Regarding the delay facing the K-IV project, the commission observed that the project had suffered adversely due to frequent realignments, and directed the consultant of the project to appear along with a written justification as to why the project was realigned 22 times, which created doubts in the minds of the public at large.

One of the applicants claimed that project of water supply had been intentionally handled in a manner to benefit a house scheme. The commission directed the consultant of the K-IV project to file the facts and figures about the additional amount on account of the 22 realignments points, which had to be paid from the public exchequer, It also directed that the consultant also spell out the authority of the person under whose orders they had allowed the realignments.
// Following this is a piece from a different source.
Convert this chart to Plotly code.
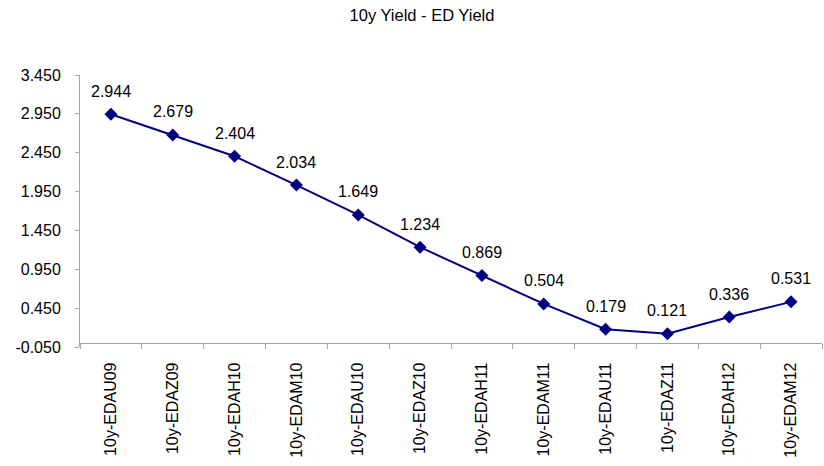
import plotly.graph_objects as go

# Spread between 10y yield and Eurodollar strip yields
contracts = ["10y-EDAU09", "10y-EDAZ09", "10y-EDAH10", "10y-EDAM10", "10y-EDAU10", "10y-EDAZ10",
             "10y-EDAH11", "10y-EDAM11", "10y-EDAU11", "10y-EDAZ11", "10y-EDAH12", "10y-EDAM12"]
spread = [2.944, 2.679, 2.404, 2.034, 1.649, 1.234, 0.869, 0.504, 0.179, 0.121, 0.336, 0.531]
y_ticks = [-0.05, 0.45, 0.95, 1.45, 1.95, 2.45, 2.95, 3.45]

FONT = "Liberation Sans, Arial, sans-serif"
AXIS_GREY = "#a6a6a6"
y_min, y_max = -0.05, 3.45

fig = go.Figure()
fig.add_trace(go.Scatter(
    x=contracts, y=spread, mode="lines+markers",
    line=dict(color="#000080", width=2),
    marker=dict(symbol="diamond", size=10, color="#000080"),
    hoverinfo="x+y", showlegend=False,
))

# value labels above each point
for c, v in zip(contracts, spread):
    fig.add_annotation(x=c, y=v, text=f"{v:.3f}", showarrow=False, yshift=23,
                       font=dict(family=FONT, size=16, color="black"))

fig.update_layout(
    width=824, height=466,
    margin=dict(l=80, r=2, t=75, b=119),
    paper_bgcolor="white", plot_bgcolor="white",
    title=dict(text="10y Yield - ED Yield", x=422 / 824, xanchor="center", y=1 - 15 / 466,
               yanchor="middle", xref="container",
               font=dict(family=FONT, size=16.5, color="black")),
    xaxis=dict(
        type="category", range=[-0.5, len(contracts) - 0.5],
        anchor="free", position=(0 - y_min) / (y_max - y_min),
        showline=True, linecolor=AXIS_GREY, linewidth=1,
        ticks="outside", tickson="boundaries", ticklen=5, tickcolor=AXIS_GREY,
        tickangle=-90, ticklabelstandoff=12,
        showgrid=False, zeroline=False,
        tickfont=dict(family=FONT, size=16, color="black"),
    ),
    yaxis=dict(
        range=[y_min, y_max], tickvals=y_ticks,
        ticktext=[f"{t:.3f}" for t in y_ticks],
        showline=True, linecolor=AXIS_GREY, linewidth=1,
        ticks="outside", ticklen=4, tickcolor=AXIS_GREY,
        ticklabelstandoff=11,
        showgrid=False, zeroline=False,
        tickfont=dict(family=FONT, size=16, color="black"),
    ),
)

fig.write_html("out.html")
The commission directed the consultant to submit a detailed report within a week with the aforesaid justification.

40pc without water

On May 12, the commission had observed that the KWSB had apparently failed to cater to the needs of at least 40 per cent of Karachi’s population due to poor maintenance of its distribution system, indifferent employees and the department’s connivance with the water mafia, among other reasons.
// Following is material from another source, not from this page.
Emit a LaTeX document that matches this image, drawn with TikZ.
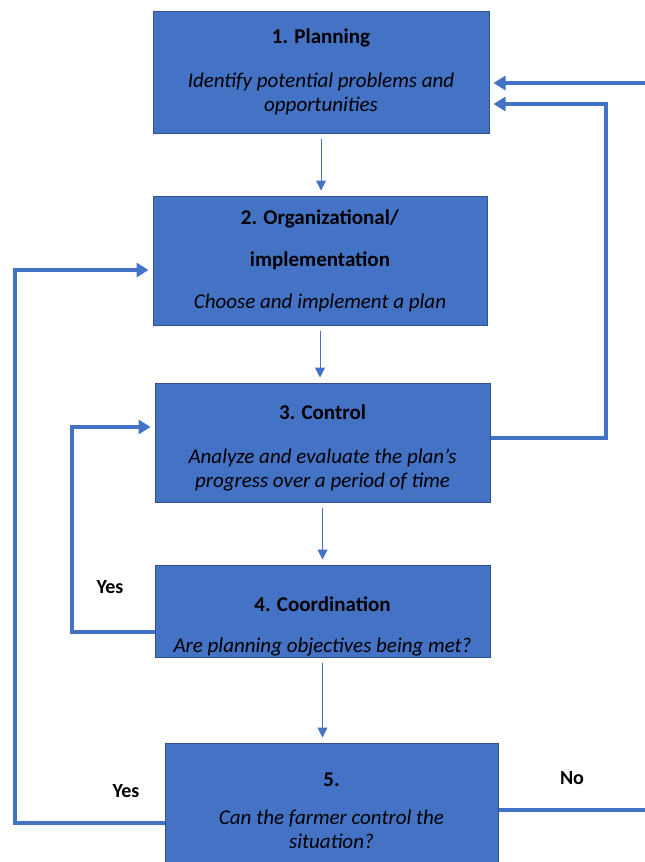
\documentclass[tikz,border=0pt]{standalone}
\usepackage{fontspec}
\setmainfont{Carlito}
\usetikzlibrary{arrows.meta}

\definecolor{boxblue}{HTML}{4472C4}
\definecolor{edgeblue}{HTML}{2F528F}

\tikzstyle{stage}=[rectangle, draw=edgeblue, line width=1pt, fill=boxblue, align=center, inner sep=0pt, font=\fontsize{21}{24}\selectfont]
\tikzstyle{flow}=[draw=boxblue, line width=1pt, -{Triangle[width=10pt, length=10pt]}, shorten <=5pt, shorten >=5pt]
\tikzstyle{back}=[draw=boxblue, line width=4pt, -{Triangle[width=14pt, length=12pt]}, shorten >=4pt]
\tikzstyle{answer}=[font=\bfseries\fontsize{20}{24}\selectfont]

\begin{document}
\begin{tikzpicture}[x=1pt, y=1pt]
      \useasboundingbox (0,0) rectangle (645,-862);

      \node[stage, minimum width=336pt, minimum height=122pt] (plan)     at (321,-72)
            {\textbf{1. Planning}\\[20pt]\textit{Identify potential problems and}\\\textit{opportunities}};
      \node[stage, minimum width=334pt, minimum height=129pt] (organize) at (320,-260.5)
            {\textbf{2. Organizational/}\\[18pt]\textbf{implementation}\\[18pt]\textit{Choose and implement a plan}};
      \node[stage, minimum width=335pt, minimum height=119pt] (control)  at (322.5,-442.5)
            {\mbox{}\\[1pt]\textbf{3. Control}\\[20pt]\textit{Analyze and evaluate the plan’s}\\\textit{progress over a period of time}};
      \node[stage, minimum width=335pt, minimum height=92pt]  (coord)    at (322.5,-611)
            {\mbox{}\\[22pt]\textbf{4. Coordination}\\[17pt]\textit{Are planning objectives being met?}};
      \node[stage, minimum width=333pt, minimum height=135pt] (decide)   at (331.5,-810.5)
            {\textbf{5.}\\[14pt]\textit{Can the farmer control the}\\\textit{situation?}};

      \draw[flow] (plan.south)     -- (plan.south |- organize.north);
      \draw[flow] (organize.south) -- (organize.south |- control.north);
      \draw[flow] (control.south)  -- (control.south |- coord.north);
      \draw[flow] (coord.south)    -- (coord.south |- decide.north);

      \draw[back] ([yshift=-12.5pt]decide.west) -- ++(-150,0) |- ([yshift=-9.5pt]organize.west);
      \draw[back] ([yshift=-21pt]coord.west)    -- ++(-83,0)  |- ([yshift=15.5pt]control.west);
      \draw[back] ([yshift=4.5pt]control.east)  -- ++(115,0)  |- ([yshift=-32pt]plan.east);

      \coordinate (edgetop)    at (645,-83);
      \coordinate (edgebottom) at (645,-810);
      \draw[back] (edgetop) -- ([yshift=-11pt]plan.east);
      \draw[draw=boxblue, line width=4pt] ([yshift=0.5pt]decide.east) -- (edgebottom);

      \node[answer] (yesinner) at (110,-587) {Yes};
      \node[answer] (yesouter) at (126,-791) {Yes};
      \node[answer] (no)       at (572,-778) {No};
    \end{tikzpicture}
\end{document}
This was observed by the commission as its head Justice (retd) Amir Hani Muslim filed the commission’s third interim report to the Supreme Court. The commission observed that KWSB had apparently failed to meet the needs of the city’s population due to several reasons that include improper resource allocation, unplanned urban growth, poor maintenance of distribution system, indifference on part of the water board employees and, above all, the connivance of the department with various water mafias. The report said the organisation needed a complete overhaul to meet the requirements of the ever-growing Karachi population, and this will require substantive resources and reasonable time to implement.

Regarding the Greater Karachi Sewage Treatment Project (S-III), the commission observed that the project has seen a marked improvement. According to the report, TP-III was working at 3 per cent in January, but with rehabilitation efforts, it is now working at 31 per cent capacity, and by June 30, it will start treating 54 million gallons per day (MGD). Moreover, the TP-I was working at 3 per cent capacity in January, and now with rehabilitation, it is working at 18 per cent. By December, it will start treating 51 million gallons per day.

Making its observations on the Greater Karachi Water Supply Project (K-IV), the commission noted that it has been put on the fast track and as per the revised work plan, its completion date is June. So far the project progress stands at 36 per cent, which is likely to meet the deadline. The commission in its report also observed that the major reason behind the civic problems in Karachi was the violation/non-observance of building codes with or without the connivance of the Sindh Building Control Authority.

In order to streamline the working of the SBCA, various orders have been passed that are aimed at improving the current situation and terminating the undesirable activities/practices being carried out under the garb of building regulation, the report stated. It added that the SBCA has been directed to prepare master plans for all major cities of Sindh at a faster track, while the SBCA has also imposed a ban on the issuance of development permits to housing schemes and construction permits to public sale/buildings without NOCs from utility agencies.

The report added that the commission has taken notice of the violation of environmental protection laws by the Defence Housing Authority and Cantonment boards and directed them to come up with a solution to avoid drainage of untreated sewage through storm water drains into the Arabian Sea as such practices not only cause inconvenience to visitors but also destroy the marine life.